Additionally, the construction here is giving him an absolutely wild silohette. Like Gerard, the piping on his jacket gets progressively narrower to suggest a smaller waist, but without the really long stripes at the top to make the shoulders look broader. Those vertical lines across the front add to the effect because they're curved inward - which is interesting, because everyone else's uniforms are composed of entirely straight lines and sharp angles. And his jacket is cut REALLY high on the side. I can't tell if Ray's pants are more high-waisted than the others, or if it just looks that way because of the cut of the jacket. You see the stripe of the pants go all the way up his hip, and since he's already tall with long legs, it really accentuates that. It's hard to tell, but I think his pants are even a little more form-fitting than the others. The other day I saw people commenting on a gif of Ray in the WTTBP video about how they never noticed how long his legs are - this is why!

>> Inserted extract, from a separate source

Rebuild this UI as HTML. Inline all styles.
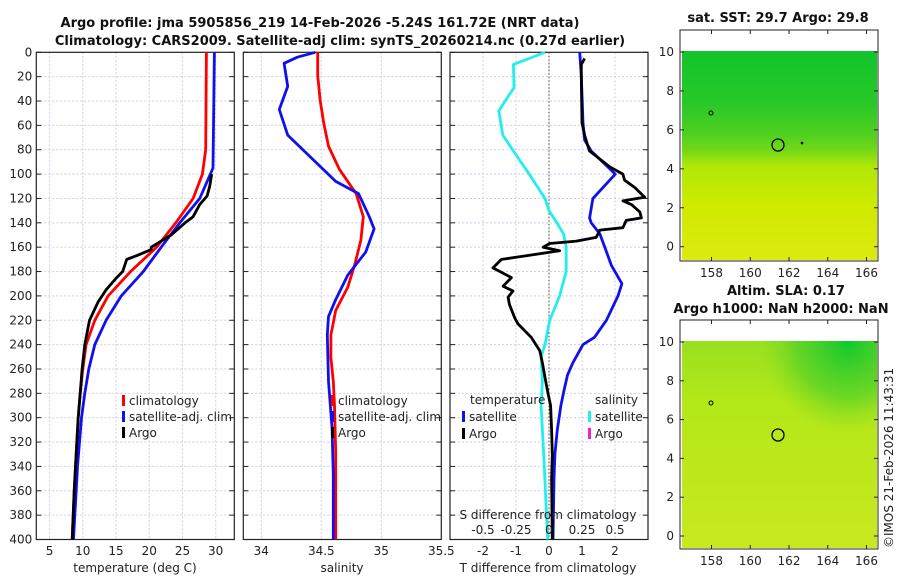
<!DOCTYPE html>
<html><head><meta charset="utf-8"><style>
body{margin:0;background:#fff;}
svg{display:block;font-family:"DejaVu Sans","Liberation Sans",sans-serif;}
.t{font-size:12px;fill:#222;}
.b{font-size:13px;font-weight:bold;fill:#111;}
.g{stroke:#c9d0e6;stroke-width:1;stroke-dasharray:2,2;}
</style></head><body>
<svg id="c" width="900" height="580" viewBox="0 0 900 580">
<defs>
<linearGradient id="sst" x1="0" y1="0" x2="0" y2="1">
<stop offset="0" stop-color="#12c42c"/><stop offset="0.25" stop-color="#28c828"/><stop offset="0.4" stop-color="#50d020"/><stop offset="0.47" stop-color="#70d818"/><stop offset="0.55" stop-color="#b0e808"/><stop offset="0.75" stop-color="#d0ea00"/><stop offset="1" stop-color="#dcea10"/>
</linearGradient>
<linearGradient id="sla" x1="0" y1="0" x2="0" y2="1">
<stop offset="0" stop-color="#98e020"/><stop offset="0.3" stop-color="#b4e818"/><stop offset="1" stop-color="#c8e820"/>
</linearGradient>
<radialGradient id="slaTR" cx="0.85" cy="0" r="0.45">
<stop offset="0" stop-color="#10c830"/><stop offset="0.6" stop-color="#50d028" stop-opacity="0.7"/><stop offset="1" stop-color="#80d820" stop-opacity="0"/>
</radialGradient>
</defs>
<text class="b" x="320" y="27" text-anchor="middle">Argo profile: jma 5905856_219 14-Feb-2026 -5.24S 161.72E (NRT data)</text>
<text class="b" x="340" y="45" text-anchor="middle">Climatology: CARS2009. Satellite-adj clim: synTS_20260214.nc (0.27d earlier)</text>
<g id="p1"></g>
<g id="p2"></g>
<g id="p3"></g>
<g id="maps">
<text class="b" x="778" y="22" text-anchor="middle">sat. SST: 29.7 Argo: 29.8</text>
<rect x="680" y="30" width="198" height="231" fill="#fff" stroke="#222"/>
<rect x="682" y="51" width="195" height="209" fill="url(#sst)"/>
<circle cx="778" cy="145" r="6" fill="none" stroke="#000" stroke-width="1.3"/>
<circle cx="711" cy="113" r="2" fill="none" stroke="#000"/>
<circle cx="802" cy="143" r="1.3" fill="#000"/>
<text class="b" x="727" y="295">Altim. SLA: 0.17</text>
<text class="b" x="781" y="313" text-anchor="middle">Argo h1000: NaN h2000: NaN</text>
<rect x="680" y="320" width="198" height="229" fill="#fff" stroke="#222"/>
<rect x="682" y="341" width="195" height="207" fill="url(#sla)"/>
<rect x="682" y="341" width="195" height="207" fill="url(#slaTR)"/>
<circle cx="778" cy="435" r="6" fill="none" stroke="#000" stroke-width="1.3"/>
<circle cx="711" cy="403" r="2" fill="none" stroke="#000"/>
<text class="t" x="0" y="0" transform="translate(893,548) rotate(-90)">©IMOS 21-Feb-2026 11:43:31</text>
</g>
</svg>
<script>
// ---- data ----
var tDepthRed=[0,80,100,120,140,160,180,200,220,240,260,280,300,320,340,360,380,400];
var tRed=[28.6,28.5,28.0,26.6,24.0,21.1,17.2,13.8,11.8,10.5,10.0,9.6,9.3,9.1,8.9,8.7,8.55,8.4];
var tDepthBlue=[0,95,100,120,140,160,180,200,220,240,260,280,300,320,340,360,380,400];
var tBlue=[29.8,29.6,29.2,27.6,24.6,21.8,19.1,15.8,13.5,11.8,10.9,10.3,9.8,9.5,9.2,9.0,8.8,8.6];
var tDepthArgo=[100,110,118,125,135,140,150,155,160,162,167,170,180,185,195,205,220,240,260,280,300,340,360,400];
var tArgo=[29.4,29.1,28.7,27.6,26.6,25.4,23.3,21.8,20.3,20.3,18.1,16.6,16.0,15.1,13.5,12.3,11.0,10.3,9.9,9.6,9.3,8.9,8.7,8.4];
var sDepthRed=[0,19,39,58,77,96,116,135,154,174,193,212,232,251,270,290,328,400];
var sRed=[34.47,34.47,34.49,34.52,34.56,34.65,34.79,34.85,34.83,34.78,34.72,34.62,34.58,34.58,34.6,34.61,34.62,34.62];
var sDepthBlue=[0,4,9,28,47,68,87,106,116,135,145,164,183,203,217,232,270,309,347,400];
var sBlue=[34.45,34.30,34.19,34.22,34.15,34.22,34.42,34.62,34.81,34.9,34.94,34.87,34.72,34.62,34.56,34.55,34.56,34.59,34.6,34.6];
var dDepthS=[0,10,29,48,68,81,100,120,130,140,149,160,180,200,220,240,250,270,290,330,400];
var dSsat=[-0.03,-0.27,-0.265,-0.38,-0.35,-0.27,-0.15,-0.03,0,0.06,0.11,0.13,0.13,0.08,0.005,-0.03,-0.06,-0.05,-0.06,-0.04,-0.01];
var dDepthTsat=[0,19,58,72,81,100,108,120,136,140,149,160,175,190,200,220,234,240,255,265,278,290,310,330,350,400];
var dTsat=[0.93,0.98,1.03,1.08,1.28,2.01,1.74,1.33,1.23,1.28,1.54,1.69,1.89,2.21,2.09,1.74,1.38,1.03,0.72,0.56,0.45,0.36,0.25,0.18,0.15,0.12];
var dDepthTargo=[5,10,20,58,68,77,81,94,100,105,111,119,122,125,131,136,138,144,146,152,155,157,160,163,167,170,177,185,192,196,201,207,218,223,234,245,255,270,280,290,310,330,350,400];
var dTargo=[1.08,0.98,0.98,1.0,1.08,1.18,1.23,1.84,2.24,2.29,2.6,2.9,2.24,2.5,2.75,2.8,2.34,2.24,1.54,1.43,0.83,0.02,-0.18,0.32,-0.69,-1.44,-1.7,-1.14,-1.39,-1.09,-1.24,-1.2,-1.04,-0.94,-0.54,-0.28,-0.2,-0.1,-0.03,0.05,0.08,0.1,0.08,0.1];
var tTicks=[5,10,15,20,25,30];
var sTicks=[34,34.5,35,35.5];
var dTTicks=[-2,-1,0,1,2];
var dSTicks=[-0.5,-0.25,0,0.25,0.5];
var depthTicks=[0,20,40,60,80,100,120,140,160,180,200,220,240,260,280,300,320,340,360,380,400];
var latTicks=[0,2,4,6,8,10];
var lonTicks=[158,160,162,164,166];
// ---- axes ----
var NS='http://www.w3.org/2000/svg';
var TOP=52.3,BOT=539.5;
function yD(d){return TOP+d*(BOT-TOP)/400;}
function lin(a,b,x0,x1){return function(v){return x0+(v-a)*(x1-x0)/(b-a);};}
var xT=lin(3,32.8,36.3,234.3), xS=lin(33.85,35.5,243.3,441.3), xDT=lin(-3,3,450,648), xDS=lin(-0.75,0.75,450,648);
function el(tag,attrs,parent,txt){var e=document.createElementNS(NS,tag);for(var k in attrs)e.setAttribute(k,attrs[k]);if(txt!=null)e.textContent=txt;parent.appendChild(e);return e;}
function panel(g,L,R,ticks,xf,fmt,showY){
  ticks.forEach(function(v){var x=xf(v);
    var l=el('line',{x1:x,x2:x,y1:TOP,y2:BOT,'class':'g'},g);
    
    
    var t=el('text',{x:x,y:555,'class':'t','text-anchor':'middle'},g,fmt(v));
    
    
  });
  depthTicks.forEach(function(d){var y=yD(d);
    var l=el('line',{x1:L,x2:R,y1:y,y2:y,'class':'g'},g);
    
    
    el('line',{x1:L,x2:L+5,y1:y,y2:y,stroke:'#222'},g);
    el('line',{x1:R-5,x2:R,y1:y,y2:y,stroke:'#222'},g);
    if(showY){var t=el('text',{x:L-4,y:y+4,'class':'t','text-anchor':'end'},g,String(d));
      
      }
  });
  var r=el('rect',{x:L,y:TOP,width:R-L,height:BOT-TOP,fill:'none',stroke:'#222','stroke-width':1.2},g);
  
  
}
function line(g,ds,vs,xf,col,name,w){
  var p=ds.map(function(d,i){return xf(vs[i]).toFixed(1)+','+yD(d).toFixed(1);}).join(' ');
  var e=el('polyline',{points:p,fill:'none',stroke:col,'stroke-width':w||2.8,'stroke-linejoin':'round'},g);
  
  
}
function leg(g,x,y,col,txt,name){
  var r=el('rect',{x:x,y:y-10,width:3,height:11,fill:col},g);
  
  
  var t=el('text',{x:x+7,y:y,'class':'t'},g,txt);
  
  
}
var p1=document.getElementById('p1'),p2=document.getElementById('p2'),p3=document.getElementById('p3');
panel(p1,36.3,234.3,tTicks,xT,String,true);
line(p1,tDepthRed,tRed,xT,'#ff0000','temp-climatology-line');
line(p1,tDepthBlue,tBlue,xT,'#1010ee','temp-satellite-line');
line(p1,tDepthArgo,tArgo,xT,'#000','temp-argo-line');
var tl=el('text',{x:135,y:572,'class':'t','text-anchor':'middle'},p1,'temperature (deg C)');


leg(p1,122,405,'#ff0000','climatology','legend-climatology');
leg(p1,122,421,'#1010ee','satellite-adj. clim','legend-satellite');
leg(p1,122,437,'#000','Argo','legend-argo');

panel(p2,243.3,441.3,sTicks,xS,String,false);
line(p2,sDepthRed,sRed,xS,'#ff0000','sal-climatology-line');
line(p2,sDepthBlue,sBlue,xS,'#1010ee','sal-satellite-line');
var sl=el('text',{x:342,y:572,'class':'t','text-anchor':'middle'},p2,'salinity');


leg(p2,331,405,'#ff0000','climatology','legend-sal-climatology');
leg(p2,331,421,'#1010ee','satellite-adj. clim','legend-sal-satellite');
leg(p2,331,437,'#000','Argo','legend-sal-argo');

panel(p3,450,648,dTTicks,xDT,String,false);
var zl=el('line',{x1:xDT(0),x2:xDT(0),y1:TOP,y2:BOT,stroke:'#554422','stroke-dasharray':'1.5,2','stroke-width':1},p3);


line(p3,dDepthS,dSsat,xDS,'#22eeee','sal-diff-satellite-line');
line(p3,dDepthTsat,dTsat,xDT,'#1010ee','temp-diff-satellite-line');
line(p3,dDepthTargo,dTargo,xDT,'#000','temp-diff-argo-line');
var tt=el('text',{x:548,y:572,'class':'t','text-anchor':'middle'},p3,'T difference from climatology');


var st=el('text',{x:548,y:519,'class':'t','text-anchor':'middle'},p3,'S difference from climatology');


dSTicks.forEach(function(v){
  var t=el('text',{x:xDS(v),y:534,'class':'t','text-anchor':'middle'},p3,String(v));
  
  
});
var h1=el('text',{x:470,y:404,'class':'t'},p3,'temperature');


var h2=el('text',{x:595,y:404,'class':'t'},p3,'salinity');


leg(p3,462,421,'#1010ee','satellite','legend-t-satellite');
leg(p3,462,438,'#000','Argo','legend-t-argo');
leg(p3,588,421,'#22eeee','satellite','legend-s-satellite');
leg(p3,588,438,'#ee22cc','Argo','legend-s-argo');

// map axes
var maps=document.getElementById('maps');
function mapAxes(top,bot,lat10,lat0){
  var yl=lin(0,10,lat0,lat10), xl=lin(158,166,711.5,866.5);
  latTicks.forEach(function(v){var y=yl(v);
    el('line',{x1:680,x2:684,y1:y,y2:y,stroke:'#222'},maps);
    el('line',{x1:874,x2:878,y1:y,y2:y,stroke:'#222'},maps);
    var t=el('text',{x:674,y:y+4,'class':'t','text-anchor':'end'},maps,String(v));
    
    
  });
  lonTicks.forEach(function(v){var x=xl(v);
    el('line',{x1:x,x2:x,y1:bot-4,y2:bot,stroke:'#222'},maps);
    el('line',{x1:x,x2:x,y1:top,y2:top+4,stroke:'#222'},maps);
    var t=el('text',{x:x,y:bot+16,'class':'t','text-anchor':'middle'},maps,String(v));
    
    
  });
}
mapAxes(30,261,52,246.7);
mapAxes(320,549,342,536);
</script>
</body></html>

We talk about how part of what makes Ray such a compelling performer is how he moves, and I think this costume was designed to compliment fluid motion. The tailoring and curves of the piping avoid making him look too rigid or blocky, as a marching band uniform could easily do, and the high cut of the jacket lets the line of his legs continue uninterrupted. Honestly, this is a favorite look for Raygirls (gender neutral) for a reason - I think they knew exactly what they were doing putting him in a pretty, well-tailored uniform that accentuates his movement. (Caveat here that I'm a Raygirl (gn) so I'm definitely biased, and they all look great in their uniforms, but I do think Ray's is.....uniquely flattering, and I don't think it was an accident).
Conclusions
So now that we've talked about all of them, I think we have some interesting contrasts to make. Gerard and Mikey both have very classic looks, but Gerard's is more marching band and Mikey's is more military. Mikey and Bob both have very military looks, but Mikey's has a much more solid construction. Gerard and Ray are both on the marching band side of the spectrum, but Gerard's is classic while Ray's is ornate. My favorite contrast is between the guitarists - Frank's is blocky and rigid and tarnished, Ray's is curved and fluid and shiny.
The interplay between similarity and contrast is what makes this so compelling as a group costume - just by looking you can tell who's the leader, who's the tragic figure, who's the outcast, who's the rebel, who's being spotlit.
In closing, thank you Colleen Atwood and Gerard Way for designing these and the rest of the band for wearing them, I will never get tired of looking at them.